Alicia
Where to begin? About a month ago I broke up with a boyfriend of 4 1/2 years; since then I've gone through a much-needed transformation. The break up was not the only thing to cause my transformation, I also just graduated from college and I'm off in the so-called real world. The boyfriend was not supportive of many of the things I was trying to become immersed in, namely Feminism and Christianity. It is tough to be both a Feminist and a Christian, but my path of transformation has led me to a better understanding of how misogynistic religion is and how my relationship with God and Jesus Christ is deeply personal.
In College I discovered that I am a Feminist. Before then I could never put my finger on why I thought the world was a crazy messed up place for a girl like me. Now, four years later, I am happy to say that I am definitely a Feminist Bitch. The break up taught me that I don't deserve to take shit from anyone and why the hell should a boyfriend be giving me shit in the first place when I'm asking for peace, comfort, and support?!? I'm not here to bad mouth Mr.Ex, although he was a jerk and I'm glad to be rid of him. We did have our good times and times when I truly believed that I loved him.

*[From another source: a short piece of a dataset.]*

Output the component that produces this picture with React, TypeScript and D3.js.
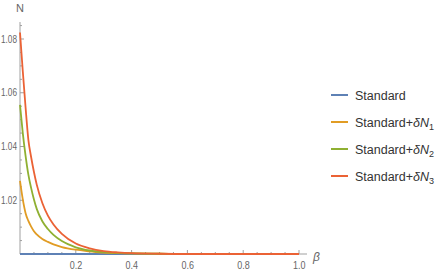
import React, { useEffect, useRef } from 'react';
import * as d3 from 'd3';

// beta sample points
const betas = [0, 0.01, 0.02, 0.03, 0.04, 0.05, 0.06, 0.08, 0.1, 0.12, 0.15, 0.2, 0.25, 0.3, 0.35, 0.4, 0.5, 0.6, 0.8, 1.0];

const standard = [1, 1, 1, 1, 1, 1, 1, 1, 1, 1, 1, 1, 1, 1, 1, 1, 1, 1, 1, 1];
const dN1 = [1.0272, 1.0203, 1.0152, 1.0123, 1.0102, 1.0085, 1.0073, 1.0056, 1.0045, 1.0036, 1.0026, 1.0016, 1.001, 1.0005, 1.0003, 1.0002, 1.0001, 1, 1, 1];
const dN2 = [1.0555, 1.045, 1.0365, 1.0295, 1.0245, 1.0203, 1.0168, 1.0122, 1.0093, 1.0071, 1.0048, 1.0025, 1.0013, 1.0007, 1.0004, 1.0002, 1.0001, 1, 1, 1];
const dN3 = [1.0824, 1.068, 1.0545, 1.0425, 1.036, 1.0305, 1.0258, 1.019, 1.0143, 1.011, 1.0075, 1.0039, 1.0021, 1.0011, 1.0006, 1.0003, 1.0001, 1, 1, 1];

const seriesNames = ['Standard', 'Standard+δN1', 'Standard+δN2', 'Standard+δN3'];
const colors = ['#5E81B5', '#E19C24', '#8FB032', '#EB6235'];

const xTicks = [0.2, 0.4, 0.6, 0.8, 1.0];
const yTicks = [1.02, 1.04, 1.06, 1.08];

const width = 436;
const height = 273;

const App = () => {
  const ref = useRef<SVGSVGElement>(null);

  useEffect(() => {
    const svg = d3.select(ref.current);
    svg.selectAll('*').remove();

    const x = d3.scaleLinear().domain([0, 1]).range([20, 299]);
    const y = d3.scaleLinear().domain([1, 1.08]).range([254, 39]);
    const axisColor = '#a0a0a0';
    const labelColor = '#666';
    const font = 'Liberation Sans, Arial, sans-serif';

    // x axis
    const gx = svg.append('g');
    gx.append('line')
      .attr('x1', x(0)).attr('x2', 307)
      .attr('y1', y(1)).attr('y2', y(1))
      .attr('stroke', axisColor);
    gx.selectAll('line.minor')
      .data(d3.range(0.05, 1.001, 0.05))
      .join('line')
      .attr('class', 'minor')
      .attr('x1', d => x(d)).attr('x2', d => x(d))
      .attr('y1', y(1)).attr('y2', d => y(1) - (xTicks.some(t => Math.abs(t - d) < 1e-6) ? 4 : 2))
      .attr('stroke', axisColor);
    gx.selectAll('text')
      .data(xTicks)
      .join('text')
      .attr('x', d => x(d) - 6)
      .attr('y', 269)
      .attr('textLength', 12.5)
      .attr('lengthAdjust', 'spacingAndGlyphs')
      .attr('fill', labelColor)
      .attr('font-family', font)
      .attr('font-size', 10.5)
      .text(d => d3.format('.1f')(d));
    svg.append('text')
      .attr('x', 313).attr('y', 261)
      .attr('fill', labelColor)
      .attr('font-family', font)
      .attr('font-style', 'italic')
      .attr('font-size', 12)
      .text('β');

    // y axis
    const gy = svg.append('g');
    gy.append('line')
      .attr('x1', x(0)).attr('x2', x(0))
      .attr('y1', y(1)).attr('y2', 22)
      .attr('stroke', axisColor);
    gy.selectAll('line.minor')
      .data(d3.range(1.005, 1.0851, 0.005))
      .join('line')
      .attr('class', 'minor')
      .attr('x1', x(0)).attr('x2', d => x(0) + (yTicks.some(t => Math.abs(t - d) < 1e-6) ? 4 : 2))
      .attr('y1', d => y(d)).attr('y2', d => y(d))
      .attr('stroke', axisColor);
    gy.selectAll('text')
      .data(yTicks)
      .join('text')
      .attr('x', 1)
      .attr('y', d => y(d) + 3.5)
      .attr('textLength', 16)
      .attr('lengthAdjust', 'spacingAndGlyphs')
      .attr('fill', labelColor)
      .attr('font-family', font)
      .attr('font-size', 10.5)
      .text(d => d3.format('.2f')(d));
    svg.append('text')
      .attr('x', 20).attr('y', 12)
      .attr('text-anchor', 'middle')
      .attr('fill', labelColor)
      .attr('font-family', font)
      .attr('font-size', 11)
      .text('N');

    // curves
    const allSeries = [standard, dN1, dN2, dN3];
    const line = d3.line<number>()
      .x((_, i) => x(betas[i]))
      .y(d => y(d))
      .curve(d3.curveMonotoneX);
    svg.append('g')
      .selectAll('path')
      .data(allSeries)
      .join('path')
      .attr('d', d => line(d))
      .attr('fill', 'none')
      .attr('stroke', (_, i) => colors[i])
      .attr('stroke-width', 1.8);

    // legend
    const legendY = d3.scalePoint<string>().domain(seriesNames).range([95, 176]);
    const lg = svg.append('g');
    seriesNames.forEach((name, i) => {
      const yy = legendY(name) as number;
      lg.append('line')
        .attr('x1', 331).attr('x2', 348)
        .attr('y1', yy).attr('y2', yy)
        .attr('stroke', colors[i])
        .attr('stroke-width', 2);
      const t = lg.append('text')
        .attr('x', 355).attr('y', yy + 4.5)
        .attr('fill', '#333')
        .attr('font-family', font)
        .attr('font-size', 12.5);
      if (i === 0) {
        t.text('Standard');
      } else {
        t.append('tspan').text('Standard+');
        t.append('tspan').attr('font-style', 'italic').text('δN');
        t.append('tspan').attr('dy', 3).attr('font-size', 9).text(String(i));
      }
    });
  }, []);

  return (
    <svg
      ref={ref}
      width={width}
      height={height}
      style={{ position: 'absolute', left: 0, top: 0, background: '#fff' }}
    />
  );
};

export default App;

I have officially entitled my summer "How Alicia Got Her Groove Back." I have never even seen that movie, but the saying just goes with what I've been through. I went from being shy and demure to talkative and, well, crazy. How could I not go crazy when I suddenly have my freedom back?! I cut and dyed my hair so I look fabulous. I started dating, both good and bad men (I've learned a lesson or two about the caliber of different men.) I've traveled, danced, sang really loud in my car, smoked cloves, decided I want to be a photographer so I'm hanging my pictures in a Turkish Cafe and I am starting a new volunteer job that I absolutely love. I suppose it is not going crazy, but suddenly realizing I have a life that does not include one guy and his needs. I just started training for the Americorps Victims Assistance Program. In a few short weeks I will be a domestic violence advocate at A Safe Place, a domestic violence crisis center. I do believe that I will often feel like a Heartless Bitch when it comes to the stories of domestic violence I will come by. And I do believe that as long as I make a difference in one person's life by doing this volunteer work, I will have succeeded in my yearlong volunteer job.
So there you go, in a nutshell, the story of a broken down, but not broken young woman who is trying to get by in a world that is telling me: "Oh, you're going to be working with victims, how nice, but why?" WELL HELLO WORLD, I see a problem and I do intend to try my darndest to fix it. I suppose that is why you can call me a Heartless Bitch.